The question of why more kids don’t choose engineering as a career, and why people abandon technical career paths, often centers on employment instability in scientific fields and better pay elsewhere. It is sometimes easier to understand such pressures by examining specific examples rather than dealing with abstract notions. With that in mind, consider Emanuel Derman, whose Ph.D. is in theoretical physics.

In the 1970s, he had trouble finding a permanent job in his field. He eventually went into applied science at the old Bell Labs. As the environment there for scientists began to change in the 1980s, he changed fields and went to work at Goldman Sachs, an investment-banking firm. At Goldman he became one of the first to do what eventually came to be called financial engineering, modeling ever-more complex financial instruments dreamed up by Wall Street.

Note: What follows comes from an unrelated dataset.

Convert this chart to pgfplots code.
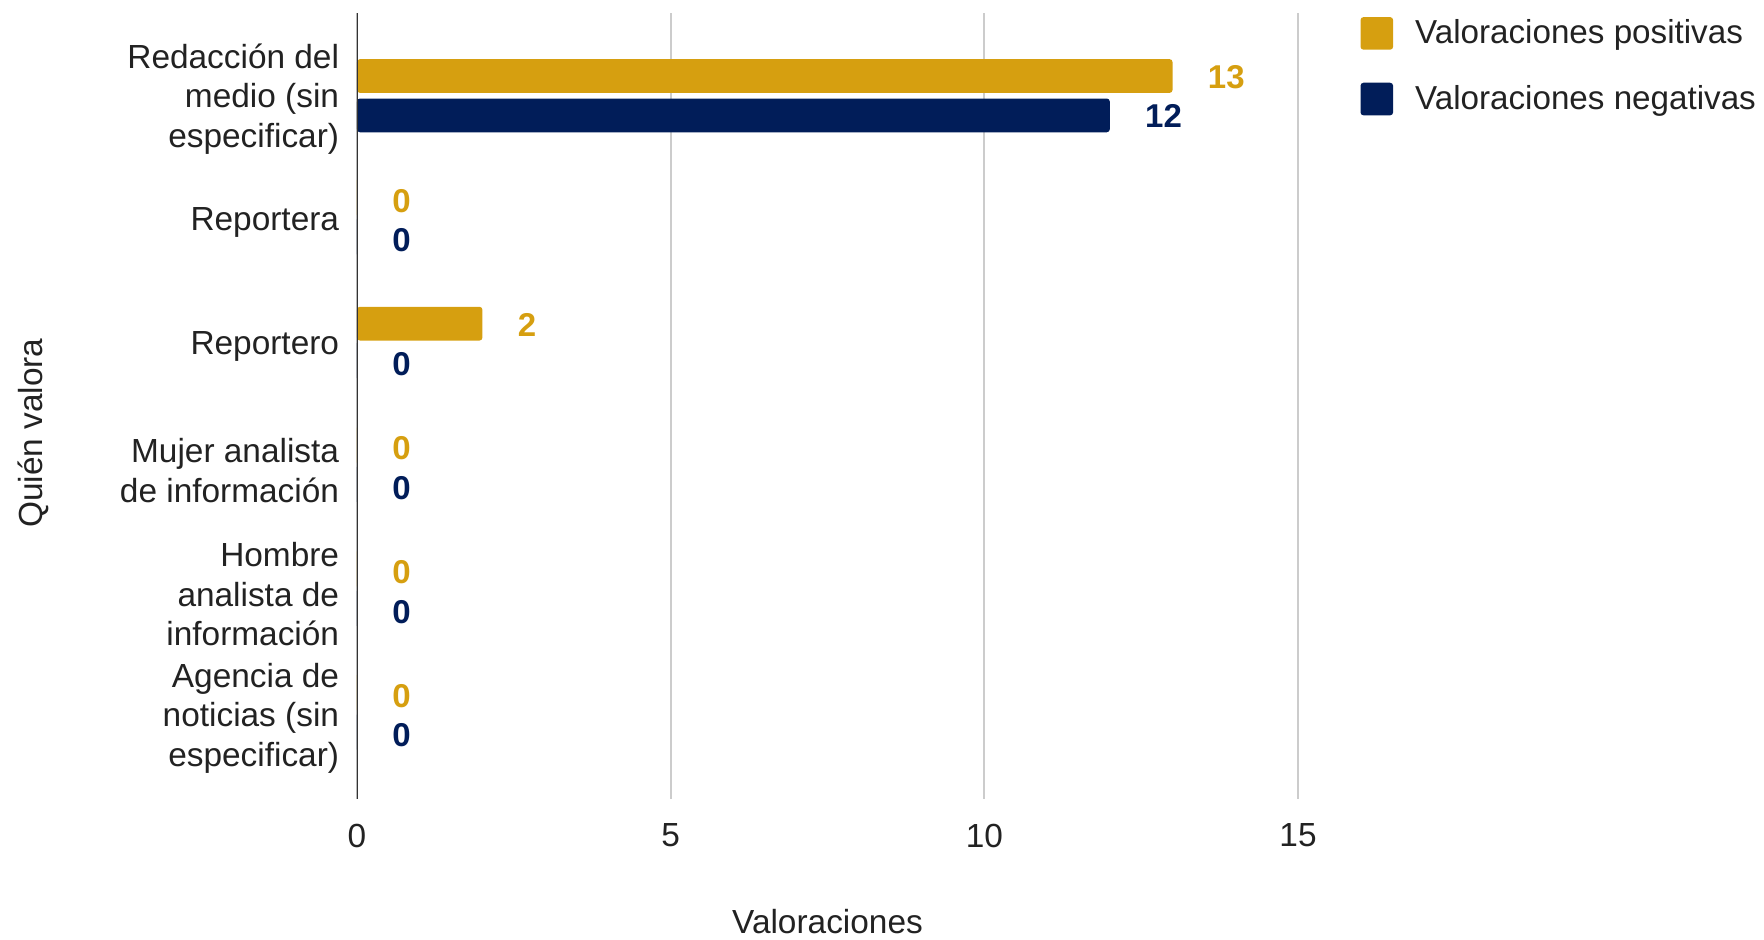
\documentclass[border=0pt]{standalone}
\usepackage{fontspec}
\setmainfont{Liberation Sans}
\usepackage{pgfplots}
\pgfplotsset{compat=1.18}
\definecolor{gold}{HTML}{D69F10}
\definecolor{navy}{HTML}{011D59}
\definecolor{txt}{HTML}{222222}
\definecolor{gridgray}{HTML}{CCCCCC}
\begin{document}
\begin{tikzpicture}
\useasboundingbox (-178.5pt,-70.5pt) rectangle (703.5pt,399.5pt);
\begin{axis}[
  at={(0,0)}, anchor=south west,
  scale only axis, width=470.5pt, height=392.75pt,
  xbar, bar width=0.2727,
  xmin=0, xmax=15, ymin=-0.664, ymax=5.68, y dir=reverse,
  xtick={0,5,10,15}, ytick={0,1,2,3,4,5},
  yticklabels={{Redacción del\\medio (sin\\especificar)},{Reportera},{Reportero},{Mujer analista\\de información},{Hombre\\analista de\\información},{Agencia de\\noticias (sin\\especificar)}},
  axis line style={draw=none}, major tick style={draw=none},
  xmajorgrids, grid style={color=gridgray, line width=0.85pt},
  /pgf/number format/assume math mode=true,
  tick label style={font=\fontsize{16.7}{19.7}\selectfont, text=txt},
  yticklabel style={align=right, anchor=east, inner sep=0pt, xshift=-4.5pt, yshift=-1.7pt},
  xticklabel style={anchor=north, inner sep=0pt, yshift=-12.3pt},
  xlabel={Valoraciones},
  ylabel={Quién valora},
  label style={font=\fontsize{16.7}{19.7}\selectfont, text=txt},
  xlabel style={at={(axis description cs:0.5,0)}, anchor=center, yshift=-61.5pt},
  ylabel style={at={(axis description cs:-0.344,0.4657)}, anchor=center},
  legend style={draw=none, fill=none, at={(axis description cs:1.066,0.9975)}, anchor=north west,
    font=\fontsize{16.6}{19.7}\selectfont, text=txt, inner sep=0pt, row sep=15.3pt,
    /tikz/every odd column/.append style={column sep=9pt}},
  legend cell align=left,
  legend image code/.code={\fill[#1, draw=none, rounded corners=1.5pt] (0pt,-8.15pt) rectangle (16.3pt,8.15pt);},
  nodes near coords,
]
\addplot[fill=gold, draw=none, rounded corners=1.5pt, bar shift=-0.159,
  every node near coord/.append style={anchor=west, inner sep=0pt, xshift=17.5pt, yshift=-0.5pt, text=gold, font=\fontsize{16.5}{19.7}\selectfont\bfseries}]
  coordinates {(13,0) (0,1) (2,2) (0,3) (0,4) (0,5)};
\addlegendentry{Valoraciones positivas}
\addplot[fill=navy, draw=none, rounded corners=1.5pt, bar shift=0.159,
  every node near coord/.append style={anchor=west, inner sep=0pt, xshift=17.5pt, yshift=-0.5pt, text=navy, font=\fontsize{16.5}{19.7}\selectfont\bfseries}]
  coordinates {(12,0) (0,1) (0,2) (0,3) (0,4) (0,5)};
\addlegendentry{Valoraciones negativas}
\draw[color=black!80, line width=1pt] (rel axis cs:0,0) -- (rel axis cs:0,1);
\end{axis}
\end{tikzpicture}
\end{document}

Now Derman teaches financial engineering at Columbia University in a one-year Master’s program filled with bright, math and science-oriented kids who might otherwise be matriculating in traditional engineering disciplines. “Most of the people in the Columbia program have engineering undergraduate degrees,” says Derman.

The attraction of a financial-engineering degree? The pay, for one thing. “I’d guess our students start at $90,000 to $100,000 coming out of school, plus a bonus. Of course, that starts to change dramatically depending on how close you are to the business side of things,” says Derman. For comparison, Georgia Tech, one of the nation’s top schools in conventional engineering fields, says its recent graduates with B.S.s in engineering received a median salary of $60,000; for those with M.S. degrees, the median is $69,000.

Surprisingly, many financial-engineering students at Columbia are foreign. “A lot of them come from Asia, India, and France. Perhaps 20% of them are from the U.S.,” says Derman. The reason for the low percentage of Americans, he thinks, is that, “Americans seem to want MBAs and prefer to be managers.” He also says a high ratio of foreign students is not unusual for finance programs. “I think all the finance schools in America run on foreigners. It is a way for not-very-articulate people to make money and use their skills in a technical field,” he says.

One other attraction is that financial engineering no longer requires a Ph.D.-level education. “When I got into the field, it was indeed mostly for people with Ph.D.s because you couldn’t get off-the-shelf stuff to do the job. There was a lot of research and basic model building,” says Derman.

But financial engineering isn’t a good bet for technical types considering a career change. “It is much harder now to get hired if you don’t have a financial-modeling background,” says Derman. “There are degrees available in financial engineering, financial mathematics, and quantitative finance, so the hurdles are much higher. It is not impossible to find a job without them, but, by and large, people expect you to know something when you walk in.”

You might wonder whether the financial meltdown two years ago gave budding financial engineers second thoughts about the ethics of their field. Not really, Derman says. “The models that quantitative types came up with were used to justify what people wanted to do, not to tell them what they should do.”